English cricket season

The 2024 season saw Western Storm compete in the 50 over Rachael Heyhoe Flint Trophy and the Twenty20 Charlotte Edwards Cup. In the Charlotte Edwards Cup, the side won two of their ten matches, finishing seventh in the group. In the Rachael Heyhoe Flint Trophy, the side finished bottom of the group, winning four of their fourteen matches.

The side was captained by Sophie Luff and coached by Trevor Griffin. They played five home matches at the County Ground, Taunton, three at the County Ground, Bristol, and two apiece at Sophia Gardens and College Ground, Cheltenham.

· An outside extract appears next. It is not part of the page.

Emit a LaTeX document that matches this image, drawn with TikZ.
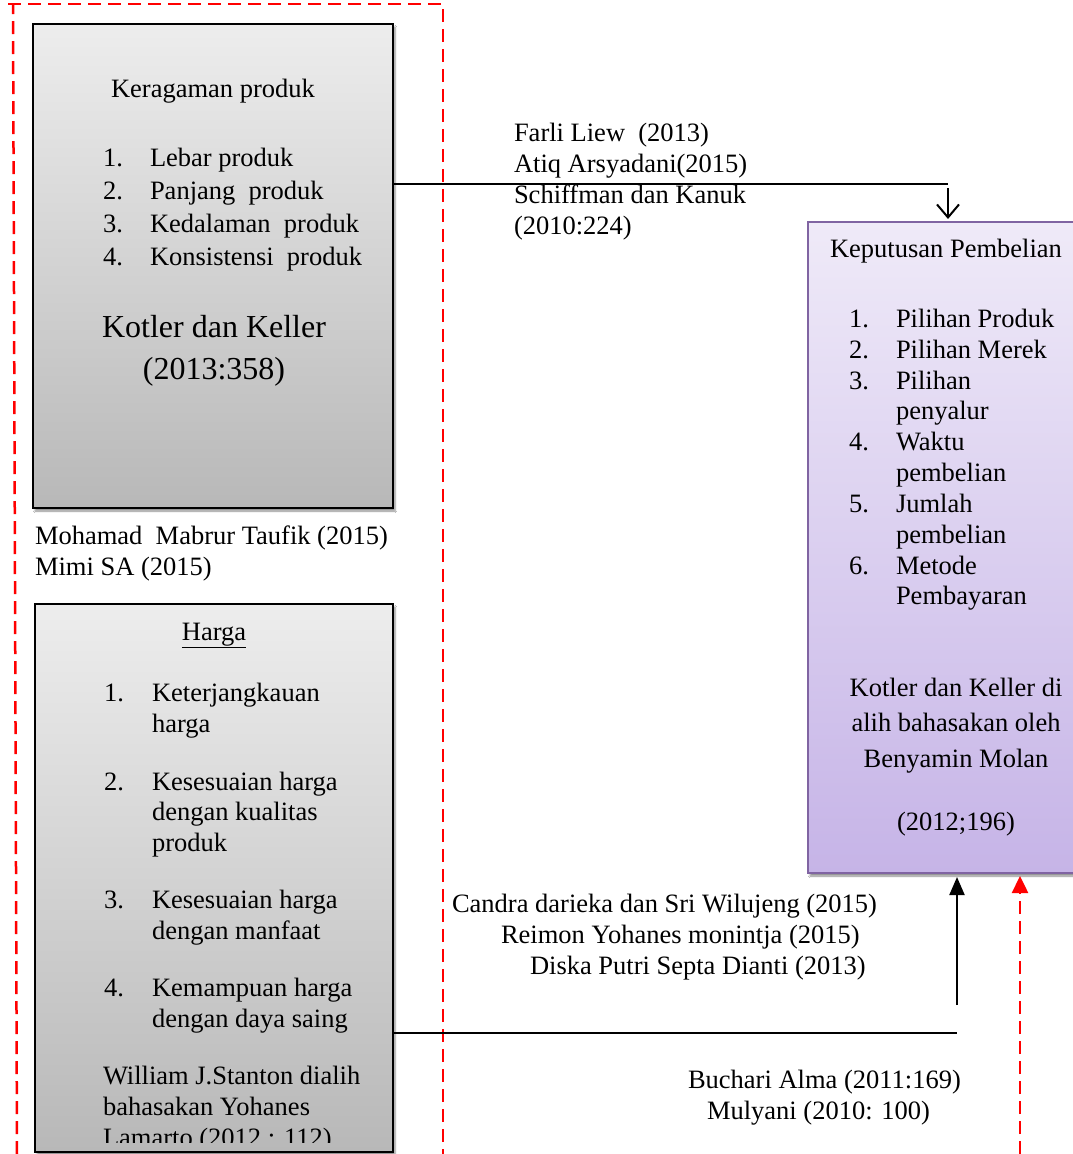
\documentclass[tikz,border=0pt]{standalone}
\usepackage{fontspec}
\setmainfont{Liberation Serif}
\usetikzlibrary{arrows.meta,shadows.blur}
\definecolor{gtop}{HTML}{EDEDED}
\definecolor{gbot}{HTML}{B8B8B8}
\definecolor{ptop}{HTML}{EFEAF8}
\definecolor{pbot}{HTML}{C6B4E7}
\definecolor{pbord}{HTML}{8064A2}
\definecolor{dred}{HTML}{FF0000}
\begin{document}
\begin{tikzpicture}[x=1pt,y=-1pt,
  txt/.style={font=\fontsize{26.5}{31}\selectfont, inner sep=0pt, outer sep=0pt, text=black},
  bigtxt/.style={font=\fontsize{32}{40}\selectfont, inner sep=0pt, outer sep=0pt, text=black},
  graybox/.style={draw=black, line width=2pt, top color=gtop, bottom color=gbot, anchor=north west, inner sep=0pt, outer sep=0pt,
    blur shadow={shadow xshift=2pt, shadow yshift=-3pt, shadow blur steps=6, shadow opacity=45}},
  purplebox/.style={draw=pbord, line width=2pt, top color=ptop, bottom color=pbot, anchor=north west, inner sep=0pt, outer sep=0pt,
    blur shadow={shadow xshift=2pt, shadow yshift=-3pt, shadow blur steps=6, shadow opacity=45}},
  conn/.style={draw=black, line width=2pt},
  reddash/.style={draw=dred, line width=2.5pt, dash pattern=on 13pt off 7pt}
]
\useasboundingbox (0,0) rectangle (1073,1154);
\fill[white] (0,0) rectangle (1073,1154);

% red dashed frame
\coordinate (f1) at (17,1154);
\coordinate (f2) at (13,4);
\coordinate (f3) at (443,4);
\coordinate (f4) at (443,1154);
\draw[reddash] (f1) -- (f2);
\draw[reddash] (8,4) -- (f3) -- (f4);

% boxes
\node[graybox, minimum width=360pt, minimum height=484pt] (kr) at (33,24) {};
\node[graybox, minimum width=358pt, minimum height=548pt] (hg) at (35,604) {};
\node[purplebox, minimum width=300pt, minimum height=651pt] (kp) at (808,222) {};

% box 1 text
\node[txt, anchor=base] (krt) at (213,97) {Keragaman produk};
\node[txt, anchor=base west] (kr1n) at (103,166) {1.};
\node[txt, anchor=base west] (kr1) at (150,166) {Lebar produk};
\node[txt, anchor=base west] (kr2n) at (103,199) {2.};
\node[txt, anchor=base west] (kr2) at (150,199) {Panjang\ \ produk};
\node[txt, anchor=base west] (kr3n) at (103,232) {3.};
\node[txt, anchor=base west] (kr3) at (150,232) {Kedalaman\ \ produk};
\node[txt, anchor=base west] (kr4n) at (103,265) {4.};
\node[txt, anchor=base west] (kr4) at (150,265) {Konsistensi\ \ produk};
\node[bigtxt, anchor=base] (krs1) at (214,337) {Kotler dan Keller};
\node[bigtxt, anchor=base] (krs2) at (214,379) {(2013:358)};

% between boxes
\node[txt, anchor=base west] (m1) at (35,544) {Mohamad\ \ Mabrur Taufik (2015)};
\node[txt, anchor=base west] (m2) at (35,575) {Mimi SA (2015)};

% box 2 text (clipped)
\begin{scope}
\clip (36,605) rectangle (392,1142);
\node[txt, anchor=base] (hgt) at (214,640) {\underline{Harga}};
\node[txt, anchor=base west] (h1n) at (104,701) {1.};
\node[txt, anchor=base west] (h1a) at (152,701) {Keterjangkauan};
\node[txt, anchor=base west] (h1b) at (152,732) {harga};
\node[txt, anchor=base west] (h2n) at (104,790) {2.};
\node[txt, anchor=base west] (h2a) at (152,790) {Kesesuaian harga};
\node[txt, anchor=base west] (h2b) at (152,820) {dengan kualitas};
\node[txt, anchor=base west] (h2c) at (152,851) {produk};
\node[txt, anchor=base west] (h3n) at (104,908) {3.};
\node[txt, anchor=base west] (h3a) at (152,908) {Kesesuaian harga};
\node[txt, anchor=base west] (h3b) at (152,939) {dengan manfaat};
\node[txt, anchor=base west] (h4n) at (104,996) {4.};
\node[txt, anchor=base west] (h4a) at (152,996) {Kemampuan harga};
\node[txt, anchor=base west] (h4b) at (152,1027) {dengan daya saing};
\node[txt, anchor=base west] (hs1) at (103,1084) {William J.Stanton dialih};
\node[txt, anchor=base west] (hs2) at (103,1115) {bahasakan Yohanes};
\node[txt, anchor=base west] (hs3) at (103,1146) {Lamarto (2012 : 112)};
\end{scope}

% right box text
\node[txt, anchor=base] (kpt) at (946,257) {Keputusan Pembelian};
\node[txt, anchor=base west] (p1n) at (849,327) {1.};
\node[txt, anchor=base west] (p1) at (896,327) {Pilihan Produk};
\node[txt, anchor=base west] (p2n) at (849,358) {2.};
\node[txt, anchor=base west] (p2) at (896,358) {Pilihan Merek};
\node[txt, anchor=base west] (p3n) at (849,389) {3.};
\node[txt, anchor=base west] (p3a) at (896,389) {Pilihan};
\node[txt, anchor=base west] (p3b) at (896,419) {penyalur};
\node[txt, anchor=base west] (p4n) at (849,450) {4.};
\node[txt, anchor=base west] (p4a) at (896,450) {Waktu};
\node[txt, anchor=base west] (p4b) at (896,481) {pembelian};
\node[txt, anchor=base west] (p5n) at (849,512) {5.};
\node[txt, anchor=base west] (p5a) at (896,512) {Jumlah};
\node[txt, anchor=base west] (p5b) at (896,543) {pembelian};
\node[txt, anchor=base west] (p6n) at (849,574) {6.};
\node[txt, anchor=base west] (p6a) at (896,574) {Metode};
\node[txt, anchor=base west] (p6b) at (896,604) {Pembayaran};
\node[txt, anchor=base] (ps1) at (956,696) {Kotler dan Keller di};
\node[txt, anchor=base] (ps2) at (956,731) {alih bahasakan oleh};
\node[txt, anchor=base] (ps3) at (956,767) {Benyamin Molan};
\node[txt, anchor=base] (ps4) at (956,830) {(2012;196)};

% top citations
\node[txt, anchor=base west] (t1) at (514,141) {Farli Liew\ \ (2013)};
\node[txt, anchor=base west] (t2) at (514,172) {Atiq Arsyadani(2015)};
\node[txt, anchor=base west] (t3) at (514,203) {Schiffman dan Kanuk};
\node[txt, anchor=base west] (t4) at (514,234) {(2010:224)};

% bottom citations
\node[txt, anchor=base west] (b1) at (452,912) {Candra darieka dan Sri Wilujeng (2015)};
\node[txt, anchor=base west] (b2) at (501,943) {Reimon Yohanes monintja (2015)};
\node[txt, anchor=base west] (b3) at (530,974) {Diska Putri Septa Dianti (2013)};
\node[txt, anchor=base west] (b4) at (688,1088) {Buchari Alma (2011:169)};
\node[txt, anchor=base west] (b5) at (707,1119) {Mulyani (2010: 100)};

% connectors
\coordinate (c1) at (948,184);
\coordinate (c1b) at (948,188);
\draw[conn] (kr.east |- c1) -- (c1);
\draw[conn, -{Straight Barb[length=13pt,width=22pt,line width=2pt]}] (c1b) -- ([yshift=3pt]kp.north -| c1b);

\coordinate (c2) at (957,1033);
\coordinate (c2b) at (957,1005);
\draw[conn] (hg.east |- c2) -- (c2);
\draw[conn, -{Triangle[length=18pt,width=15pt]}] (c2b) -- ([yshift=-4pt]kp.south -| c2b);

\coordinate (r1) at (1020,1154);
\draw[reddash, -{Triangle[length=17pt,width=16pt,fill=dred]}] (r1) -- ([yshift=-3pt]kp.south -| r1);
\end{tikzpicture}
\end{document}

This was Western Storm's final season in existence, effectively being replaced by a professionalised Somerset team under the England and Wales Cricket Board's changes to the structure of women's domestic cricket from 2025 onwards.

==Squad==
===Departures===
On 17 April 2024, it was announced that Isobel Patel, Rebecca Odgers, Isla Thomson and Nicole Harvey had not been retained in the squad compared to the previous season.

===Arrivals===
On 28 March 2024, it was announced that the side had signed Amanda-Jade Wellington as an overseas player for the entire season. On 17 April 2024, it was announced that Lola Harris, Emily Geach and Imogen Cooper had been added to the squad. On 30 April 2024, it was announced that the side had signed Ellie Anderson on a month-long loan from Central Sparks. On 1 May 2024, Jess Hazell was added to the squad. On 12 June 2024, Anderson's loan was extended until 23 July 2024, and then again on 23 August 2024 until the end of the season. On 24 May 2024, it was announced that the side had signed Issy Wong on loan from Central Sparks for the duration of the Charlotte Edwards Cup. Wong's loan was later extended on 27 June 2024 until the end of July, and then again on 23 August 2024 for one match on 26 August 2024.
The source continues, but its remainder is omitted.